This reduces the number of matches and tremendously speeds up the preview & actual update.

hogi
Level XI

One could replace the Tables/Update platform with a user-defined one.

  • it sets Add/Replace Columns to Selected/None (instead of All/All) -->  less columns are evaluated for the preview
  • a user defined Button OK (high-speed) can trigger Tables/Join after converting the settings
    via UpdateHS()

hogi_0-1687969618049.png

 

Names Default to Here(1);
dt = Current Data Table();

If(isempty(dt) | N rows(dt )==0, stop());

Try( myDTUpdate << close window() );

myDTUpdate = New Window( "Update - high speed", dt << update() );

myDTUpdate[Lineup Box( 1 )] << Prepend( mb = MouseBox( Button Box( "OK (HS)", updateHS() ) ) );
mb << settooltip( "high speed via Tables/join" );
//DtUpdateHS:myDTUpdate["Preview", CheckboxBox( 1 )] << set( 1, 0 );
myDTUpdate["Add Columns from Update Table", Radio Box( 1 )] << set( 3 );
myDTUpdate["Replace Columns in Main Table", Radio Box( 1 )] << set( 2 );


 

hogi
Level XI

Concerning the speed differences between Tables/Join and Tables/Update, I got the feedback from Jmp Support (TS-00044631) that

by design, Update and Join do different things when there’s multiple matches. [...] Join uses the first match, so as soon as it finds a match it’s done.
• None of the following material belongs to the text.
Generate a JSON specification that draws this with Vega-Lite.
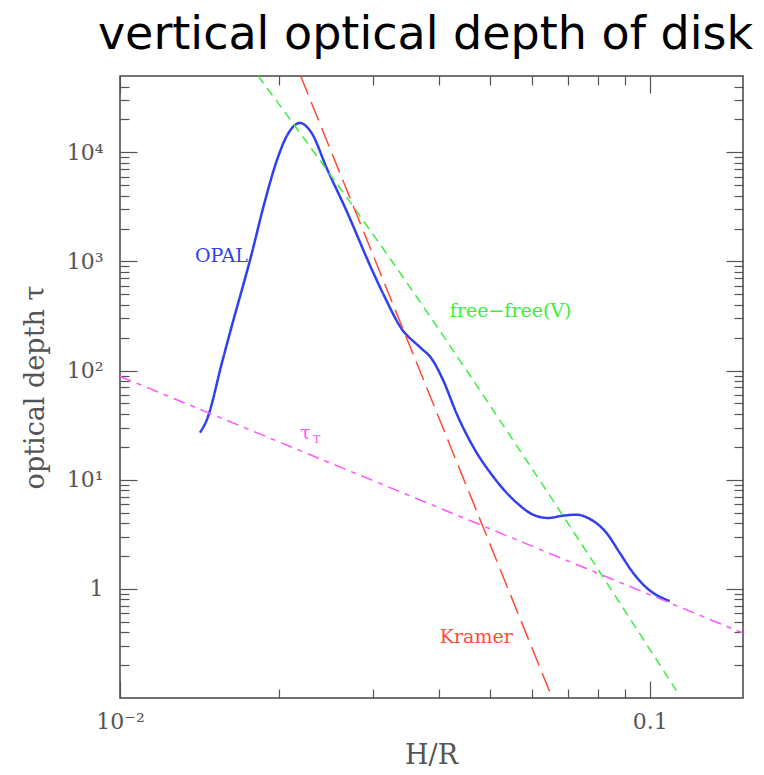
{
  "$schema": "https://vega.github.io/schema/vega-lite/v6.json",
  "width": 623,
  "height": 622,
  "autosize": "none",
  "padding": {"left": 120, "top": 76, "right": 21, "bottom": 77},
  "background": "white",
  "title": {"text": "vertical optical depth of disk", "font": "DejaVu Sans", "fontSize": 46, "fontWeight": "normal", "color": "#000", "anchor": "middle", "offset": 16, "dx": -6},
  "config": {
    "view": {"stroke": "#444", "strokeWidth": 1.5},
    "axis": {"domain": false, "grid": false, "tickColor": "#555", "tickWidth": 1.2, "labelFont": "DejaVu Serif", "labelFontSize": 22, "labelColor": "#555", "titleFont": "DejaVu Serif", "titleFontSize": 27, "titleFontWeight": "normal", "titleColor": "#555", "labelOverlap": false, "labelFlush": false, "labelBound": false}
  },
  "datasets": {
    "curves": [
      {"series": "OPAL", "hr": 0.014156, "tau": 26.96},
      {"series": "OPAL", "hr": 0.014577, "tau": 35.2},
      {"series": "OPAL", "hr": 0.015618, "tau": 124.2},
      {"series": "OPAL", "hr": 0.016171, "tau": 233.2},
      {"series": "OPAL", "hr": 0.01772, "tau": 1168},
      {"series": "OPAL", "hr": 0.018692, "tau": 3292},
      {"series": "OPAL", "hr": 0.019754, "tau": 8295},
      {"series": "OPAL", "hr": 0.020632, "tau": 14030},
      {"series": "OPAL", "hr": 0.021864, "tau": 18550},
      {"series": "OPAL", "hr": 0.022998, "tau": 15030},
      {"series": "OPAL", "hr": 0.024547, "tau": 7205},
      {"series": "OPAL", "hr": 0.026776, "tau": 2901},
      {"series": "OPAL", "hr": 0.029852, "tau": 852.5},
      {"series": "OPAL", "hr": 0.031397, "tau": 504},
      {"series": "OPAL", "hr": 0.03401, "tau": 241.6},
      {"series": "OPAL", "hr": 0.036813, "tau": 164.2},
      {"series": "OPAL", "hr": 0.038735, "tau": 128.7},
      {"series": "OPAL", "hr": 0.040738, "tau": 81.6},
      {"series": "OPAL", "hr": 0.043183, "tau": 40.5},
      {"series": "OPAL", "hr": 0.046405, "tau": 20.09},
      {"series": "OPAL", "hr": 0.050624, "tau": 10.7},
      {"series": "OPAL", "hr": 0.056357, "tau": 6.027},
      {"series": "OPAL", "hr": 0.060233, "tau": 4.783},
      {"series": "OPAL", "hr": 0.064292, "tau": 4.463},
      {"series": "OPAL", "hr": 0.068614, "tau": 4.684},
      {"series": "OPAL", "hr": 0.072722, "tau": 4.783},
      {"series": "OPAL", "hr": 0.077053, "tau": 4.37},
      {"series": "OPAL", "hr": 0.08285, "tau": 3.257},
      {"series": "OPAL", "hr": 0.087773, "tau": 2.139},
      {"series": "OPAL", "hr": 0.093, "tau": 1.405},
      {"series": "OPAL", "hr": 0.098576, "tau": 1.0255},
      {"series": "OPAL", "hr": 0.10908, "tau": 0.774},
      {"series": "free-free", "hr": 0.018234, "tau": 50000},
      {"series": "free-free", "hr": 0.020632, "tau": 22130},
      {"series": "free-free", "hr": 0.03256, "tau": 1015},
      {"series": "free-free", "hr": 0.062474, "tau": 9.31},
      {"series": "free-free", "hr": 0.1123, "tau": 0.1168},
      {"series": "Kramer", "hr": 0.021931, "tau": 50000},
      {"series": "Kramer", "hr": 0.06545, "tau": 0.1},
      {"series": "tau", "hr": 0.01, "tau": 88.5},
      {"series": "tau", "hr": 0.15, "tau": 0.3934}
    ],
    "labels": [
      {"series": "OPAL", "text": "OPAL", "hr": 0.013848, "tau": 1127},
      {"series": "free-free", "text": "free−free(V)", "hr": 0.041945, "tau": 355},
      {"series": "Kramer", "text": "Kramer", "hr": 0.040159, "tau": 0.361},
      {"series": "tau", "text": "τ", "hr": 0.021864, "tau": 26.8}
    ],
    "sub": [
      {"series": "tau", "text": "T", "hr": 0.023128, "tau": 23.1}
    ]
  },
  "resolve": {"axis": {"x": "independent", "y": "independent"}},
  "layer": [
    {
      "data": {"name": "curves"},
      "mark": {"type": "line", "interpolate": "monotone", "clip": true},
      "encoding": {
        "x": {"field": "hr", "type": "quantitative", "scale": {"type": "log", "domain": [0.01, 0.15], "nice": false},
          "axis": {"orient": "bottom", "values": [0.01, 0.02, 0.03, 0.04, 0.05, 0.06, 0.07, 0.08, 0.09, 0.1],
            "labelExpr": "datum.value == 0.01 ? '10⁻²' : (datum.value == 0.1 ? '0.1' : '')",
            "tickSize": {"condition": {"test": "datum.value == 0.01 || datum.value == 0.1", "value": -17}, "value": -9},
            "labelPadding": 30, "labelBaseline": "top", "title": "H/R", "titleX": 311, "titleY": 57, "titleBaseline": "middle"}},
        "y": {"field": "tau", "type": "quantitative", "scale": {"type": "log", "domain": [0.1, 50000], "nice": false},
          "axis": {"orient": "left", "values": [0.2, 0.3, 0.4, 0.5, 0.6, 0.7, 0.8, 0.9, 1, 2, 3, 4, 5, 6, 7, 8, 9, 10, 20, 30, 40, 50, 60, 70, 80, 90, 100, 200, 300, 400, 500, 600, 700, 800, 900, 1000, 2000, 3000, 4000, 5000, 6000, 7000, 8000, 9000, 10000, 20000, 30000, 40000],
            "labelExpr": "datum.value == 1 ? '1' : datum.value == 10 ? '10¹' : datum.value == 100 ? '10²' : datum.value == 1000 ? '10³' : datum.value == 10000 ? '10⁴' : ''",
            "tickSize": {"condition": {"test": "datum.value == 1 || datum.value == 10 || datum.value == 100 || datum.value == 1000 || datum.value == 10000", "value": -17}, "value": -9},
            "labelPadding": 34, "title": "optical depth τ", "titleX": -85, "titleY": 311, "titleBaseline": "middle"}},
        "color": {"field": "series", "type": "nominal", "scale": {"domain": ["OPAL", "Kramer", "free-free", "tau"], "range": ["#3040f0", "#ff4a3a", "#3aee3a", "#ff55ff"]}, "legend": null},
        "strokeDash": {"field": "series", "type": "nominal", "scale": {"domain": ["OPAL", "Kramer", "free-free", "tau"], "range": [[1, 0], [20, 8], [9, 6], [12, 6, 5, 6]]}, "legend": null},
        "strokeWidth": {"condition": {"test": "datum.series == 'OPAL'", "value": 2.5}, "value": 1.5}
      }
    },
    {
      "data": {"name": "labels"},
      "mark": {"type": "text", "align": "left", "baseline": "middle", "font": "DejaVu Serif", "fontSize": 19},
      "encoding": {
        "x": {"field": "hr", "type": "quantitative",
          "axis": {"orient": "top", "values": [0.01, 0.02, 0.03, 0.04, 0.05, 0.06, 0.07, 0.08, 0.09, 0.1], "labels": false, "title": null,
            "tickSize": {"condition": {"test": "datum.value == 0.01 || datum.value == 0.1", "value": -17}, "value": -9}}},
        "y": {"field": "tau", "type": "quantitative",
          "axis": {"orient": "right", "values": [0.2, 0.3, 0.4, 0.5, 0.6, 0.7, 0.8, 0.9, 1, 2, 3, 4, 5, 6, 7, 8, 9, 10, 20, 30, 40, 50, 60, 70, 80, 90, 100, 200, 300, 400, 500, 600, 700, 800, 900, 1000, 2000, 3000, 4000, 5000, 6000, 7000, 8000, 9000, 10000, 20000, 30000, 40000], "labels": false, "title": null,
            "tickSize": {"condition": {"test": "datum.value == 1 || datum.value == 10 || datum.value == 100 || datum.value == 1000 || datum.value == 10000", "value": -17}, "value": -9}}},
        "text": {"field": "text"},
        "color": {"field": "series", "type": "nominal", "legend": null}
      }
    },
    {
      "data": {"name": "sub"},
      "mark": {"type": "text", "align": "left", "baseline": "middle", "font": "DejaVu Serif", "fontSize": 11},
      "encoding": {
        "x": {"field": "hr", "type": "quantitative", "axis": null},
        "y": {"field": "tau", "type": "quantitative", "axis": null},
        "text": {"field": "text"},
        "color": {"field": "series", "type": "nominal", "legend": null}
      }
    }
  ]
}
[...] Update [looks] through all of those matches, applying each one, and only the last one sticks. *)


This explains the huge timing difference for the special case above because of the many copies of the data.

 

So, be cautious when using Update if you have tables with non-unique values and many columns.
On the other hand, the issue will be easily fixed if Jmp checks the presence of non-unique values and many columns before it decides to calculate the preview

 

*) The difference between Tables/Join and Tables/Update is nicely illustrated by this example from Jmp Support:

Notice that the Joined table has all 1’s in col2, while the Updated table has all 3’s in col2.

dt0 = New Table( "MyTable",
        Add Rows( 3 ),
        New Column( "col1",
               Character, "Nominal",
               Set Values({"a", "a", "a"})
        ),
        New Column( "col2",
               Numeric,
               "Continuous",
               Set Values([1, 2, 3])

        )

);
dt2 = subset( dt0 );


 

Cols = dt2 << get column names();
Remove From( cols, {1} );
dt0 << Delete Columns( :col2 );

Eval(Eval Expr(dt0 << Join(
        With( dt2 ),
        Select( :col1 ),
        SelectWith(Expr( Cols) ),
        By Matching Columns( :col1 = :col1 ),
        Drop multiples( 0, 1 ),
        Preserve main table order( 1 ),
)));

Eval(
        Eval Expr(
               dt0 << Update(
                       With( dt2 ),
                       Match Columns( :col1 = :col1 ),
                       Add Columns from Update Table( Expr( Cols ) ),
                       Replace Columns in Main Table( None )
               )
        )
);